* BEGIN *

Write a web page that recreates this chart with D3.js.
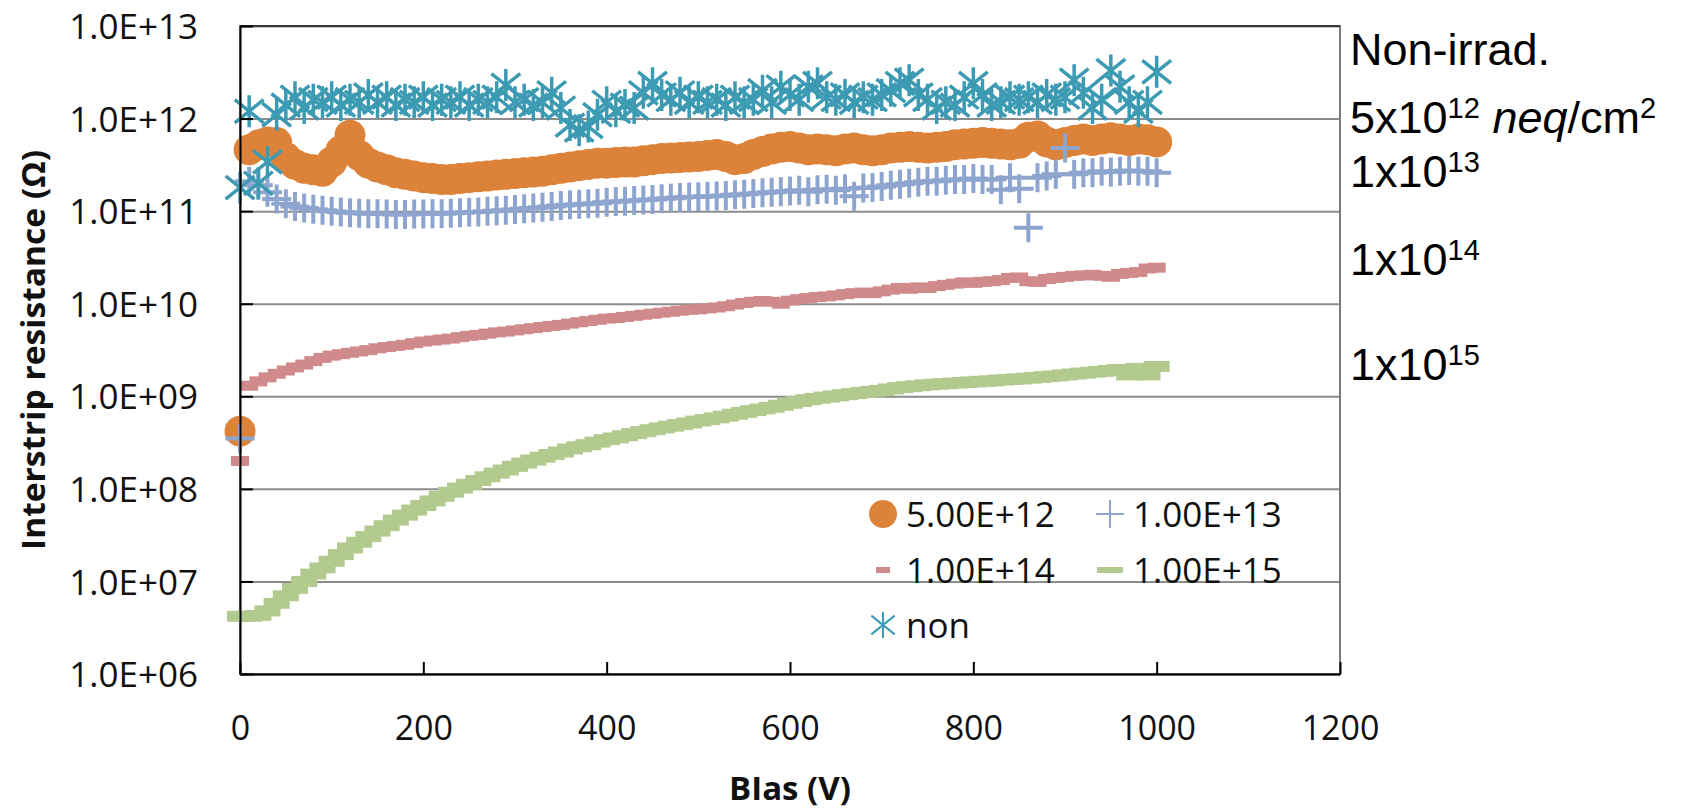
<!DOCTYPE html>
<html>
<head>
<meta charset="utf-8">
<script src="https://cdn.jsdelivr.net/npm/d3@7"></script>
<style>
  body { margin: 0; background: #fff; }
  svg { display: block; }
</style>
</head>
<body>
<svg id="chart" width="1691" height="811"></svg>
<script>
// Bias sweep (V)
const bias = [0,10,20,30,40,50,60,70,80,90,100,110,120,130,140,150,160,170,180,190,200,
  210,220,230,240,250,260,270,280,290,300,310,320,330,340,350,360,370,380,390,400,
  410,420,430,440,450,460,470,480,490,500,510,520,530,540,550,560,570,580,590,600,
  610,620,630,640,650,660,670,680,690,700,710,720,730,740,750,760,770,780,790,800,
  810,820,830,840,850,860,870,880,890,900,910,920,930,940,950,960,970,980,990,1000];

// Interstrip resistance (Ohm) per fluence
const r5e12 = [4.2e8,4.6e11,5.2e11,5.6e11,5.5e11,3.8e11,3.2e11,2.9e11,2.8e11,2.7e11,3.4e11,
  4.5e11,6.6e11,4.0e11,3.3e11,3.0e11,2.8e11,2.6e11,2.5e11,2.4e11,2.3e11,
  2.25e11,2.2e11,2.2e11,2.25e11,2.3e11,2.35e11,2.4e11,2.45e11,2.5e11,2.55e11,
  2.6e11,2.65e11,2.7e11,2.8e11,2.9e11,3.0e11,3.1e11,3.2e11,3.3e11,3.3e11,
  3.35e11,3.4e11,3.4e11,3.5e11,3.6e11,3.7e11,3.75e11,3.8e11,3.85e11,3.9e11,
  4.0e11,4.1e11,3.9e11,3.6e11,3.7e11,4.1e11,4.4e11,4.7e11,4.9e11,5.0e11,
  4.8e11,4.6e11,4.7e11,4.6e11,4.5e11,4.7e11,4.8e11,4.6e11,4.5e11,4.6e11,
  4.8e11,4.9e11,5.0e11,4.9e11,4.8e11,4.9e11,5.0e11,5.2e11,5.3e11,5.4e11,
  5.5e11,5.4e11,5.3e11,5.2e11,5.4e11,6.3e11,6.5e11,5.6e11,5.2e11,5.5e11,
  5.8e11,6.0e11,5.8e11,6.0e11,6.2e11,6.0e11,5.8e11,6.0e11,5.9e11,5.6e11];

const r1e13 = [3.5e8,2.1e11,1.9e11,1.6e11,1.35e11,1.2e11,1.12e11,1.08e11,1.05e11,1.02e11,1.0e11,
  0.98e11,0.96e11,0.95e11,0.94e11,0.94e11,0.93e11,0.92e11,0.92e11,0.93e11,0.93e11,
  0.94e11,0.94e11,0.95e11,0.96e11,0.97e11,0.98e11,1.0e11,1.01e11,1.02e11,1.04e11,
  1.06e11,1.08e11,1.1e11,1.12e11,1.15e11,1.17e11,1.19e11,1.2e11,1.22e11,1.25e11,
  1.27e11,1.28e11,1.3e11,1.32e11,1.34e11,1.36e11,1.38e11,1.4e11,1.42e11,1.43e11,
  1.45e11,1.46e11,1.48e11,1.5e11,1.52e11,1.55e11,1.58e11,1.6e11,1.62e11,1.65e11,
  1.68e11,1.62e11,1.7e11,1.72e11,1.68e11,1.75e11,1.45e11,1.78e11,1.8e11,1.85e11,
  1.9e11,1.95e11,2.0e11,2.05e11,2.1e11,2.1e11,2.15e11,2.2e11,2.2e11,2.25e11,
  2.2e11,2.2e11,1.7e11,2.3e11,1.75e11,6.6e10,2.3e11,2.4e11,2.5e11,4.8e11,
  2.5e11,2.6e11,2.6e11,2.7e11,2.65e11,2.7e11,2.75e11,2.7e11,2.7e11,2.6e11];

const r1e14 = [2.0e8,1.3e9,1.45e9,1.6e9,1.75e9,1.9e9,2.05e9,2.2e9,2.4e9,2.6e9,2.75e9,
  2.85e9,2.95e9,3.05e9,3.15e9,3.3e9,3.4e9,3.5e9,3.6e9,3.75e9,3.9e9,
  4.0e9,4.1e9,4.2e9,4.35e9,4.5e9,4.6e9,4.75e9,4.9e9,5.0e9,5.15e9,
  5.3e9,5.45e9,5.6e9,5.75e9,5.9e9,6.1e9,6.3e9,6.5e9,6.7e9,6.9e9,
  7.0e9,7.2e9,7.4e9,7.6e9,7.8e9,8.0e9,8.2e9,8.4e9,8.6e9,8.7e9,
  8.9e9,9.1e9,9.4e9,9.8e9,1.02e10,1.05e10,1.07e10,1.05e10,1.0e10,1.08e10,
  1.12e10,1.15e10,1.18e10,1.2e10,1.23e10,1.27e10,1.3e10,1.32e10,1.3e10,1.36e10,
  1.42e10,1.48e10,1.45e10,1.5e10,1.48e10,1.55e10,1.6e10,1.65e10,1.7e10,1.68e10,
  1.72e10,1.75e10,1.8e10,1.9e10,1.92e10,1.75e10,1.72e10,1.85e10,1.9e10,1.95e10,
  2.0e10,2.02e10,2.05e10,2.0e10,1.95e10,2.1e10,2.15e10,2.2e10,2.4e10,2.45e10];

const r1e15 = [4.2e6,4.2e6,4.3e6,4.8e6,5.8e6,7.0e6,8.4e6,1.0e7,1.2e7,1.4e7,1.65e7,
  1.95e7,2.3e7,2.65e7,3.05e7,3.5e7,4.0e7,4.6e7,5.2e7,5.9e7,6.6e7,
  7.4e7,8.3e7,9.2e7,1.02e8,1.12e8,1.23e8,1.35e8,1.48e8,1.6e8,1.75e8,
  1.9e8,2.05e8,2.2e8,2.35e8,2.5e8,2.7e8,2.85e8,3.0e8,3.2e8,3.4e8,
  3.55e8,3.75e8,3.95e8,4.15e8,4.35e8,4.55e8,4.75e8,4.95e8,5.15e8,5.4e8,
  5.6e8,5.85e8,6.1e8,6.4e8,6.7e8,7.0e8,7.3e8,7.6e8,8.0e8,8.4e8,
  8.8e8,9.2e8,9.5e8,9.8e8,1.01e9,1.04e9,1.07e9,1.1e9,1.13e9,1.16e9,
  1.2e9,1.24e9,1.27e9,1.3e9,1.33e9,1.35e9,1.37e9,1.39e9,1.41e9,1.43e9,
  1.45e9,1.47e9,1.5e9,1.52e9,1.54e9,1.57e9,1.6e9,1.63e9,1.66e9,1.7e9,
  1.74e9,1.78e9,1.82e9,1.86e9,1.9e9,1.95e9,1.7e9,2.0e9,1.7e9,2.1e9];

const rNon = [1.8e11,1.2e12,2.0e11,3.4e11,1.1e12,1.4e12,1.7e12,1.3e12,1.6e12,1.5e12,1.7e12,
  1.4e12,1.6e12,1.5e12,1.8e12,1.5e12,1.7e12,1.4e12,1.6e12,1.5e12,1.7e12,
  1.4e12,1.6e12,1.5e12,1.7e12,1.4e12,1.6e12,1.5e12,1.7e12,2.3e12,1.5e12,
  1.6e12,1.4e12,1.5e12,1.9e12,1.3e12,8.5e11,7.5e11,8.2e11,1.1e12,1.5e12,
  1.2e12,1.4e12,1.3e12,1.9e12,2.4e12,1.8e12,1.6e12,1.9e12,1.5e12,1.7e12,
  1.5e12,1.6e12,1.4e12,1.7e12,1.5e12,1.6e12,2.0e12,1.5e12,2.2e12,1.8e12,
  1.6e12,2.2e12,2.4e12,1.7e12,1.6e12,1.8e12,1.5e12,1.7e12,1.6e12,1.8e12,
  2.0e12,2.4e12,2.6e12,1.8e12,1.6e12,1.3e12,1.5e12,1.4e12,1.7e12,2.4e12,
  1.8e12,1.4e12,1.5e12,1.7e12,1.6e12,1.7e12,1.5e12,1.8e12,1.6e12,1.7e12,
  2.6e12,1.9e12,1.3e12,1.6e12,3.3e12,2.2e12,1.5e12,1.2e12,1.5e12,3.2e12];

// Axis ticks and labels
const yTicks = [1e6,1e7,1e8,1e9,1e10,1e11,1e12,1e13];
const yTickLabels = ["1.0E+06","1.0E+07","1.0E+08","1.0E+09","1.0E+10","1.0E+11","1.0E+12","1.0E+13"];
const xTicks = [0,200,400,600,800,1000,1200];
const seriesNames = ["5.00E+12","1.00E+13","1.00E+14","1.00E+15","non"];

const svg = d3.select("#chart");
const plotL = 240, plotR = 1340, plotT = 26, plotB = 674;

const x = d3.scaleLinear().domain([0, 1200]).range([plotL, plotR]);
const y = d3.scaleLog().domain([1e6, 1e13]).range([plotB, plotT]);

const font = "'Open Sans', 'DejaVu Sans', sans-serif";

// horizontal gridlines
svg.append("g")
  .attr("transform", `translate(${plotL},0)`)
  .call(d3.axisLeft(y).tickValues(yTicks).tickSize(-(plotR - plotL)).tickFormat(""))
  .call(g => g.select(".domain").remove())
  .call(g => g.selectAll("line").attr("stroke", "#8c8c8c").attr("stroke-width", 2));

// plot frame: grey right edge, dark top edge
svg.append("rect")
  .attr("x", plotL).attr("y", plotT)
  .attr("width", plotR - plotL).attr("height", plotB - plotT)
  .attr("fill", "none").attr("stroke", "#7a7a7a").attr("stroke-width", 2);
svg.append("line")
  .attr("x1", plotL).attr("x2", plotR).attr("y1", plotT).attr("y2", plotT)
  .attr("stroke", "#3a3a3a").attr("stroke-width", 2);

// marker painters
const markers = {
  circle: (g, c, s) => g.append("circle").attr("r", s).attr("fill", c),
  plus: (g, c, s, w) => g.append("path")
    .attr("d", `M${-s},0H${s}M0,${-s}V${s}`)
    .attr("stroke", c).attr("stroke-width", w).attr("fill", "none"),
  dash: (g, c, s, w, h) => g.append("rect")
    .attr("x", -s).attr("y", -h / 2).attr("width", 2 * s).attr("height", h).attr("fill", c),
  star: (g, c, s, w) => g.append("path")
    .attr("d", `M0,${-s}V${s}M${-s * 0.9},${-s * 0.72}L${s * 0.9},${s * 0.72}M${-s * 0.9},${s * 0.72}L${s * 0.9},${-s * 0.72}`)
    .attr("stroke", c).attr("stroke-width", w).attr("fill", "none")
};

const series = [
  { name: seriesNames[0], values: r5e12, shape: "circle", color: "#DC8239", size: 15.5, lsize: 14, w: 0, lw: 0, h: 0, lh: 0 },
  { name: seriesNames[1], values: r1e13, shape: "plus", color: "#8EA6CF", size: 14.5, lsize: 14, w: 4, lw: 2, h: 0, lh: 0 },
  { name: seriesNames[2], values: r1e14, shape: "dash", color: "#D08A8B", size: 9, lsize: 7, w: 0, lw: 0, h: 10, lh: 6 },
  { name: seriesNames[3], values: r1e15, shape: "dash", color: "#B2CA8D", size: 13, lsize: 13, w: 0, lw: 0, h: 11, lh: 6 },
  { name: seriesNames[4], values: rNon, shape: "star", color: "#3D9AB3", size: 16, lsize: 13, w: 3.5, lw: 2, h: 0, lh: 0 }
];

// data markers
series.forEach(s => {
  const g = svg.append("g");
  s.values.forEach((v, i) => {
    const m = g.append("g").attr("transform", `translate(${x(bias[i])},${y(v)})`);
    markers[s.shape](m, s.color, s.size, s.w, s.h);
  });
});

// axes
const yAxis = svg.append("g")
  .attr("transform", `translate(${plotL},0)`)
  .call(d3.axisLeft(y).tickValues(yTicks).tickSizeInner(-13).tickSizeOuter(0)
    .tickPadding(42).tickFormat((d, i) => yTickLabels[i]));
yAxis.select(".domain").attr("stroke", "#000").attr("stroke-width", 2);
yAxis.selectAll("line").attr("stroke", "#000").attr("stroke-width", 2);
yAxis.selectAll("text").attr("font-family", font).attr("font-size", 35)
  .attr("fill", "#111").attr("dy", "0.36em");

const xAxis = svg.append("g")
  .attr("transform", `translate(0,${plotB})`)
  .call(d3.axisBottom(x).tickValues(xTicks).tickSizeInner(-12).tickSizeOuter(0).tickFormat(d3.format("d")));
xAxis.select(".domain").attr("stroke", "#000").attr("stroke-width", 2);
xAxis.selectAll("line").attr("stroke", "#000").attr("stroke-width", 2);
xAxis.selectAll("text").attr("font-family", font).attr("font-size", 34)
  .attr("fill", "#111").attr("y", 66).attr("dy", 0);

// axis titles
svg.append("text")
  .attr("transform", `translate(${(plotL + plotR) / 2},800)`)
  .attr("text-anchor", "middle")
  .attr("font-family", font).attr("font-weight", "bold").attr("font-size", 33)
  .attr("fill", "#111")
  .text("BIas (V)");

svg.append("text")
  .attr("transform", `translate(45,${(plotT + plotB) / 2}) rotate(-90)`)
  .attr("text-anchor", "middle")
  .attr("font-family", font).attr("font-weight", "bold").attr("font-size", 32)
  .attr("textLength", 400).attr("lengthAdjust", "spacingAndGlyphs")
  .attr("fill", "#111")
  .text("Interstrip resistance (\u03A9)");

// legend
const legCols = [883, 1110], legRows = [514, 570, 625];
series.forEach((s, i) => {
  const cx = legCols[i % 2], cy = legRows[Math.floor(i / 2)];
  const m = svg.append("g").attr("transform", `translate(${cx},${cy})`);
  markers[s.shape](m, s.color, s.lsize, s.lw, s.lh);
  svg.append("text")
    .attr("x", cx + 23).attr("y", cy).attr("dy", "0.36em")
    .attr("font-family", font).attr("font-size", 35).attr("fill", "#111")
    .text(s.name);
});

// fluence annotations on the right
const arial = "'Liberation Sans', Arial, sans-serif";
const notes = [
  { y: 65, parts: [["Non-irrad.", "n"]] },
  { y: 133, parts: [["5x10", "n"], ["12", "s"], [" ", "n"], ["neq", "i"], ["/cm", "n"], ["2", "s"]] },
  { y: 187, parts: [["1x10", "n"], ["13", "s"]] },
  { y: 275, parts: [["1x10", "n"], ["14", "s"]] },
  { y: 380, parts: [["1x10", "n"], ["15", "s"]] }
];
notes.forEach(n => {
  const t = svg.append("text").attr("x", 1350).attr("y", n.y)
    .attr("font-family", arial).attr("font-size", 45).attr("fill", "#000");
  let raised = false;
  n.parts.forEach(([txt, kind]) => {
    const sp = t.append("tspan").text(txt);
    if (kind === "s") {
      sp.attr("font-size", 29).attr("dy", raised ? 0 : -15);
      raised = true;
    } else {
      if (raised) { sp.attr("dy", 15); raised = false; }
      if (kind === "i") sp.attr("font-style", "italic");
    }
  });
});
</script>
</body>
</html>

* END *

> _WHAT THE EXERCISE ASKS_: Find each line holding "chart". Copy it out.

> _SOLVED EXERCISE_:
Write a web page that recreates this chart with D3.js.
<svg id="chart" width="1691" height="811"></svg>
const svg = d3.select("#chart");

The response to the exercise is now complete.